Lisede tiyatro yapmaya başlayınca, sahneye ait olduğumu hissettim ve güzel sanatlar okumaya karar verdim.Sınava girdim, kazandım. Sonra şu anki menajerim Nuray’la (Saygınöz) tanıştık. Sektöre eğitimimi tamamlayıp, sonra başlamak istiyordum. Ama şartlar öyle gelişmedi. Ailemden gizli sayısız deneme çekimine girdim. En sonunda ilk işim oldu (Rüya) ama ailem daha 18 yaşındayken okulu bırakıp, İstanbul’a gelmemi desteklemedi. Fakat ben hayallerimden vazgeçmedim ve bir sırt çantasıyla tek başıma İstanbul’a yerleştim.
Bu konuda mütevazi olamıyorum, biraz cesaretli bir insanımdır. Baş edebileceğimi düşündüm. İstanbul’a geldiğimde tek arkadaşım yoktu, kimseyi tanımıyordum. Zaten ilk 1-2 ayım vapurlarda geçti. İstanbul’u tanımak için sokaklarda kayboldum, insanlarla tanıştım. Ama yine yalnızdım. Zaten yalnız olmayı çok severim. Sonra bir kedi sahiplendim. Burada onunla birlikte büyüdüm diyebilirim.
Set dışında planlı yaşayan bir insan değilimdir. Bu konularda rutinlerim asla yoktur. Aklıma ne gelirse, canım ve imkanlarım neye el verirse onu yaparım. Kedim ve köpeğimle zaman geçirmeyi onlarla oynamayı çok severim. Arkadaşlarımla vakit geçirmeyi, tuval ve karakalem yapmayı, arada bir şiir denemeleri yapmayı çok severim. Ama bazen modum olmaz ve ne kadar vaktim varsa hepsini koltuktan kalmadan da geçirebilirim. Bu tamamen ruh halime bağlı.
Birikim yapıyorum, insan, para, eğitim, kültür… Aklınıza ne gelirse. Kalbimizi, ruhumuzu ve bedenimizi ne beslerse o kadar iyi bir enstrümana sahip oluruz.

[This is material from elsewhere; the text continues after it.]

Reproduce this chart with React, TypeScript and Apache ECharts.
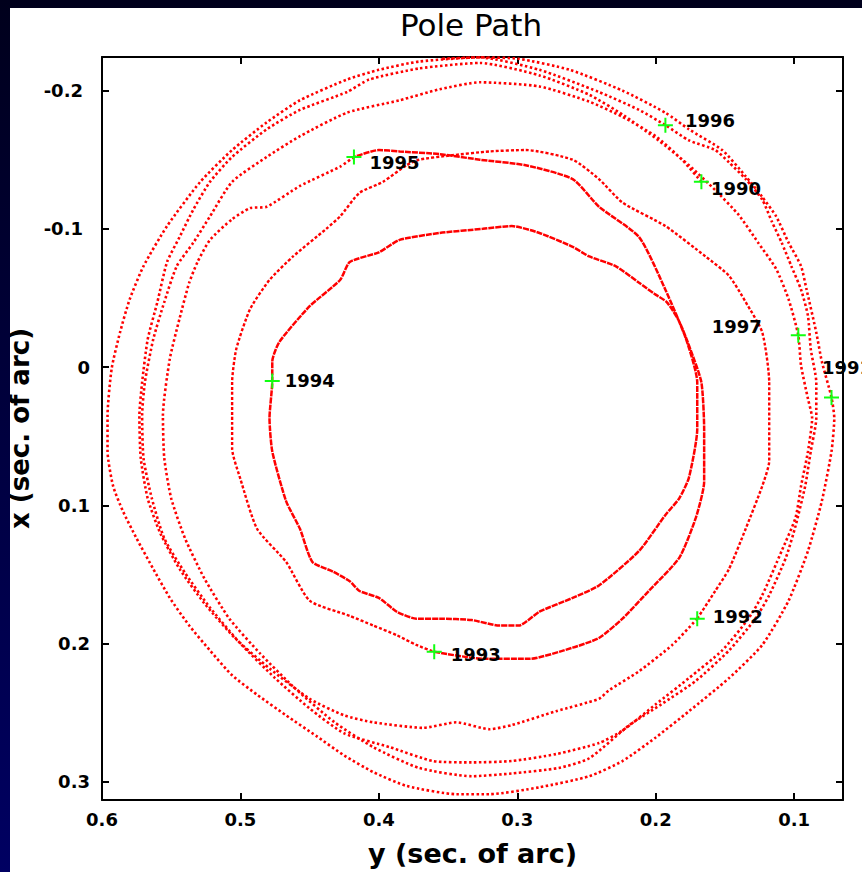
import React, { useEffect, useRef } from 'react';
import * as echarts from 'echarts';

// ---- text ----
const chartTitle = 'Pole Path';
const horizontalAxisName = 'y (sec. of arc)';
const verticalAxisName = 'x (sec. of arc)';

// ---- axis ranges (sec. of arc) ----
const yRange = [0.0647, 0.6]; // horizontal axis, drawn inverted
const xRange = [-0.2243, 0.3132]; // vertical axis, drawn inverted

// ---- pole path, [y, x] pairs in time order ----
const path1990to1992 = [
  [0.167, -0.134], [0.181, -0.150], [0.200, -0.167], [0.224, -0.181], [0.248, -0.192], [0.284, -0.203],
  [0.327, -0.206], [0.356, -0.201], [0.385, -0.193], [0.423, -0.184], [0.457, -0.167], [0.481, -0.152],
  [0.506, -0.134], [0.522, -0.109], [0.534, -0.090], [0.546, -0.073], [0.555, -0.047], [0.563, -0.020],
  [0.569, 0.011], [0.571, 0.035], [0.570, 0.066], [0.564, 0.095], [0.555, 0.124], [0.540, 0.149],
  [0.522, 0.174], [0.500, 0.200], [0.475, 0.225], [0.450, 0.247], [0.425, 0.265], [0.392, 0.275],
  [0.361, 0.285], [0.333, 0.286], [0.304, 0.285], [0.272, 0.280], [0.241, 0.272], [0.224, 0.263],
  [0.200, 0.244], [0.176, 0.225], [0.152, 0.205], [0.133, 0.182], [0.123, 0.165], [0.109, 0.133],
  [0.099, 0.109], [0.095, 0.086], [0.090, 0.061], [0.087, 0.037], [0.090, 0.023], [0.095, -0.001],
  [0.097, -0.023], [0.104, -0.049], [0.113, -0.071], [0.126, -0.090], [0.140, -0.110], [0.157, -0.128],
  [0.176, -0.146], [0.198, -0.164], [0.223, -0.182], [0.248, -0.197], [0.284, -0.211], [0.327, -0.220],
  [0.371, -0.216], [0.407, -0.208], [0.423, -0.199], [0.457, -0.186], [0.481, -0.172], [0.506, -0.152],
  [0.522, -0.134], [0.534, -0.114], [0.544, -0.094], [0.553, -0.076], [0.560, -0.047], [0.567, -0.020],
  [0.571, 0.011], [0.573, 0.035], [0.572, 0.066], [0.567, 0.095], [0.558, 0.120], [0.544, 0.146],
  [0.526, 0.171], [0.504, 0.196], [0.479, 0.218], [0.450, 0.240], [0.425, 0.252], [0.404, 0.257],
  [0.368, 0.261], [0.344, 0.257], [0.320, 0.262], [0.304, 0.259], [0.272, 0.249], [0.241, 0.240],
  [0.234, 0.234], [0.212, 0.220], [0.188, 0.201], [0.170, 0.182],
];

const path1992to1993 = [
  [0.170, 0.182], [0.157, 0.162], [0.147, 0.146], [0.135, 0.117], [0.123, 0.086], [0.118, 0.068],
  [0.118, 0.037], [0.118, 0.011], [0.123, -0.025], [0.135, -0.047], [0.147, -0.066], [0.164, -0.080],
  [0.193, -0.102], [0.224, -0.119], [0.241, -0.136], [0.260, -0.150], [0.294, -0.157], [0.320, -0.156],
  [0.349, -0.153], [0.371, -0.150], [0.380, -0.146], [0.397, -0.134], [0.414, -0.126], [0.428, -0.109],
  [0.438, -0.100], [0.462, -0.080], [0.479, -0.063], [0.493, -0.042], [0.503, -0.013], [0.506, 0.011],
  [0.506, 0.035], [0.506, 0.059], [0.500, 0.081], [0.488, 0.117], [0.467, 0.141], [0.450, 0.169],
  [0.421, 0.180], [0.404, 0.187], [0.387, 0.194], [0.373, 0.201], [0.360, 0.206],
];

const path1993to1995 = [
  [0.360, 0.206], [0.325, 0.211], [0.291, 0.211], [0.260, 0.203], [0.241, 0.196], [0.224, 0.182],
  [0.205, 0.162], [0.183, 0.138], [0.171, 0.109], [0.165, 0.083], [0.165, 0.045], [0.167, 0.011],
  [0.175, -0.013], [0.183, -0.033], [0.192, -0.047], [0.201, -0.053], [0.212, -0.061], [0.229, -0.073],
  [0.248, -0.080], [0.260, -0.087], [0.284, -0.097], [0.304, -0.102], [0.325, -0.100], [0.356, -0.097],
  [0.385, -0.092], [0.400, -0.083], [0.421, -0.076], [0.428, -0.063], [0.450, -0.044], [0.472, -0.018],
  [0.477, -0.004], [0.477, 0.010], [0.479, 0.037], [0.477, 0.061], [0.467, 0.097], [0.457, 0.117],
  [0.448, 0.141], [0.433, 0.148], [0.421, 0.155], [0.414, 0.162], [0.400, 0.167], [0.387, 0.177],
  [0.373, 0.182], [0.356, 0.182], [0.333, 0.183], [0.313, 0.187], [0.299, 0.187], [0.284, 0.177],
  [0.260, 0.167], [0.241, 0.158], [0.212, 0.133], [0.193, 0.107], [0.183, 0.095], [0.176, 0.080],
  [0.170, 0.045], [0.170, 0.011], [0.178, -0.020], [0.193, -0.056], [0.212, -0.094], [0.241, -0.116],
  [0.260, -0.136], [0.294, -0.146], [0.327, -0.150], [0.356, -0.154], [0.385, -0.156], [0.400, -0.157],
  [0.418, -0.152],
];

const path1995toEnd = [
  [0.418, -0.152], [0.428, -0.145], [0.457, -0.131], [0.481, -0.116], [0.493, -0.115], [0.506, -0.107],
  [0.522, -0.092], [0.531, -0.076], [0.537, -0.061], [0.544, -0.035], [0.551, -0.006], [0.556, 0.035],
  [0.555, 0.066], [0.550, 0.095], [0.540, 0.124], [0.526, 0.153], [0.508, 0.182], [0.486, 0.207],
  [0.461, 0.232], [0.432, 0.257], [0.404, 0.275], [0.371, 0.290], [0.333, 0.296], [0.304, 0.294],
  [0.270, 0.290], [0.248, 0.283], [0.219, 0.259], [0.196, 0.244], [0.171, 0.227], [0.147, 0.205],
  [0.128, 0.182], [0.118, 0.165], [0.106, 0.138], [0.099, 0.115], [0.092, 0.086], [0.088, 0.061],
  [0.084, 0.037], [0.084, 0.011], [0.088, -0.013], [0.090, -0.037], [0.095, -0.056], [0.102, -0.073],
  [0.109, -0.090], [0.116, -0.105], [0.123, -0.121], [0.135, -0.136], [0.147, -0.148], [0.157, -0.157],
  [0.176, -0.164], [0.193, -0.175], [0.212, -0.186], [0.241, -0.199], [0.284, -0.215], [0.327, -0.224],
  [0.371, -0.221], [0.400, -0.215], [0.423, -0.208], [0.457, -0.193], [0.481, -0.177], [0.506, -0.157],
  [0.529, -0.134], [0.553, -0.102], [0.570, -0.073], [0.580, -0.049], [0.587, -0.025], [0.593, 0.001],
  [0.596, 0.035], [0.596, 0.061], [0.592, 0.086], [0.585, 0.104], [0.575, 0.124], [0.563, 0.146],
  [0.551, 0.167], [0.537, 0.187], [0.522, 0.205], [0.506, 0.223], [0.488, 0.237], [0.467, 0.252],
  [0.445, 0.267], [0.425, 0.281], [0.404, 0.293], [0.380, 0.303], [0.344, 0.309], [0.320, 0.309],
  [0.284, 0.304], [0.248, 0.296], [0.224, 0.285], [0.200, 0.268], [0.176, 0.249], [0.147, 0.225],
  [0.123, 0.201], [0.104, 0.169], [0.090, 0.133], [0.080, 0.097], [0.073, 0.061], [0.071, 0.037],
  [0.073, 0.022], [0.080, -0.004], [0.084, -0.025], [0.091, -0.056], [0.095, -0.073], [0.104, -0.090],
  [0.113, -0.109], [0.123, -0.123], [0.135, -0.138], [0.152, -0.157], [0.176, -0.172], [0.193, -0.184],
  [0.224, -0.200], [0.262, -0.215], [0.299, -0.223], [0.327, -0.224], [0.356, -0.223],
];

// ---- year marks ----
const markYears = ['1990', '1991', '1992', '1993', '1994', '1995', '1996', '1997'];
const markY = [0.167, 0.073, 0.170, 0.360, 0.477, 0.418, 0.193, 0.097];
const markX = [-0.134, 0.022, 0.182, 0.206, 0.010, -0.152, -0.175, -0.023];

// label placement relative to the right edge of the mark (style, not data)
const labelPlacement: Record<string, { offset: number[]; align: string }> = {
  '1990': { offset: [2, 7], align: 'left' },
  '1991': { offset: [-17, -30], align: 'left' },
  '1992': { offset: [8, -2], align: 'left' },
  '1993': { offset: [9, 3], align: 'left' },
  '1994': { offset: [5, 0], align: 'left' },
  '1995': { offset: [8, 6], align: 'left' },
  '1996': { offset: [12, -5], align: 'left' },
  '1997': { offset: [-44, -9], align: 'right' },
};

const FONT = '"DejaVu Sans", Verdana, sans-serif';
const RED = '#ff0000';

function isTenth(v: number) {
  return Math.abs(v * 10 - Math.round(v * 10)) < 1e-6;
}

function buildOption(): any {
  const pathSeries = (data: number[][], dash: number[], width: number) => ({
    type: 'line',
    data,
    symbol: 'none',
    showSymbol: false,
    smooth: 0.2,
    silent: true,
    z: 2,
    xAxisIndex: 0,
    yAxisIndex: 0,
    lineStyle: { color: RED, width, type: dash, cap: 'butt' },
  });

  const tickStyle = { show: true, inside: true, length: 7, lineStyle: { color: '#000', width: 2 } };
  const lineStyle = { show: true, onZero: false, lineStyle: { color: '#000', width: 2 } };
  const labelFont = { fontFamily: FONT, fontWeight: 'bold', fontSize: 18, color: '#000' };

  return {
    animation: false,
    backgroundColor: '#ffffff',
    grid: { left: 92, right: 19, top: 49, bottom: 72, containLabel: false, outerBoundsMode: 'none' },
    graphic: [
      {
        type: 'text',
        x: 461,
        y: 17,
        silent: true,
        style: {
          text: chartTitle,
          fill: '#000',
          fontFamily: FONT,
          fontSize: 31,
          fontWeight: 'normal',
          align: 'center',
          verticalAlign: 'middle',
        },
      },
    ],
    xAxis: [
      {
        type: 'value',
        position: 'bottom',
        inverse: true,
        min: yRange[0],
        max: yRange[1],
        splitNumber: 5,
        axisLine: lineStyle,
        axisTick: tickStyle,
        splitLine: { show: false },
        axisLabel: {
          ...labelFont,
          margin: 10,
          showMinLabel: false,
          formatter: (v: number) => (isTenth(v) ? (Math.round(v * 10) / 10).toFixed(1) : ''),
        },
        name: horizontalAxisName,
        nameLocation: 'middle',
        nameGap: 40,
        nameTextStyle: { fontFamily: FONT, fontWeight: 'bold', fontSize: 27, color: '#000' },
      },
      {
        type: 'value',
        position: 'top',
        inverse: true,
        min: yRange[0],
        max: yRange[1],
        splitNumber: 5,
        axisLine: lineStyle,
        axisTick: tickStyle,
        splitLine: { show: false },
        axisLabel: { show: false },
      },
    ],
    yAxis: [
      {
        type: 'value',
        position: 'left',
        inverse: true,
        min: xRange[0],
        max: xRange[1],
        splitNumber: 5,
        axisLine: lineStyle,
        axisTick: tickStyle,
        splitLine: { show: false },
        axisLabel: {
          margin: 12,
          showMinLabel: false,
          showMaxLabel: false,
          formatter: (v: number) => {
            if (!isTenth(v)) return '';
            const r = Math.round(v * 10);
            if (r === 0) return '{p|0}';
            const s = (r / 10).toFixed(1);
            return r < 0 ? '{n|' + s + '}' : '{p|' + s + '}';
          },
          rich: {
            p: { ...labelFont },
            n: { ...labelFont, padding: [0, 7, 0, 0] },
          },
        },
        name: verticalAxisName,
        nameLocation: 'middle',
        nameGap: 54,
        nameRotate: 90,
        nameTextStyle: { fontFamily: FONT, fontWeight: 'bold', fontSize: 26, color: '#000' },
      },
      {
        type: 'value',
        position: 'right',
        inverse: true,
        min: xRange[0],
        max: xRange[1],
        splitNumber: 5,
        axisLine: lineStyle,
        axisTick: tickStyle,
        splitLine: { show: false },
        axisLabel: { show: false },
      },
    ],
    series: [
      pathSeries(path1990to1992, [2.5, 2.5], 2.6),
      pathSeries(path1992to1993, [3, 2], 2.4),
      pathSeries(path1993to1995, [6, 1], 2.5),
      pathSeries(path1995toEnd, [2.5, 2.5], 2.6),
      {
        type: 'scatter',
        xAxisIndex: 0,
        yAxisIndex: 0,
        z: 5,
        silent: true,
        symbol: 'path://M6.5,0H8.5V6.5H15V8.5H8.5V15H6.5V8.5H0V6.5H6.5Z',
        symbolSize: 15,
        itemStyle: { color: '#11ff11', opacity: 1 },
        data: markYears.map((yr, i) => ({
          name: yr,
          value: [markY[i], markX[i]],
          label: {
            show: true,
            position: 'right',
            distance: 0,
            formatter: yr,
            align: labelPlacement[yr].align,
            verticalAlign: 'middle',
            offset: labelPlacement[yr].offset,
            fontFamily: FONT,
            fontWeight: 'bold',
            fontSize: 18,
            color: '#000000',
            opacity: 1,
            textBorderWidth: 0,
          },
        })),
      },
    ],
  };
}

export default function App() {
  const ref = useRef<HTMLDivElement>(null);
  useEffect(() => {
    if (!ref.current) return;
    const chart = echarts.init(ref.current, undefined, { renderer: 'svg' });
    chart.setOption(buildOption());
    return () => chart.dispose();
  }, []);
  return (
    <div
      style={{
        position: 'fixed',
        left: 0,
        top: 0,
        width: 862,
        height: 872,
        overflow: 'hidden',
        background: 'linear-gradient(to bottom, #00001c, #000062)',
      }}
    >
      <div
        ref={ref}
        style={{ position: 'absolute', left: 10, top: 8, width: 852, height: 864, background: '#ffffff' }}
      />
    </div>
  );
}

Tabii ki çok fazla zorlukla karşılaştım. Beni çok fazla zorladığı, ağlattığı, içime kapattığı zamanlar oldu. Ama böyle zamanlarda kendime hep neden başladığımı hatırlatırım. ‘Ne için bu kadar savaştım?’ diye sorar yoluma devam ederim. Çünkü cevabını zaten biliyorumdur. Hayatı hissetmek için bazen böyle zamanları yaşamak bile önemli.
Genç kuşak bir oyuncu olarak Türkiye’de örnek aldığınız veya beğenerek takip ettiğiniz isimler kimler?
“Türkiye’de bi çok iyi isim var. Çetin Tekindor, Zerrin Tekindor, Haluk Bilginer..Bu isimlere bayılıyorum gerçekten..”
Yaptığımız işte elbette dış görünüş ve aura çok önemli. Ama sonuçta bir tane güzel insan yok. Güzeli güzel yapan ve projeye dahil olmasını hak ettirecek başka şeyler olmalı.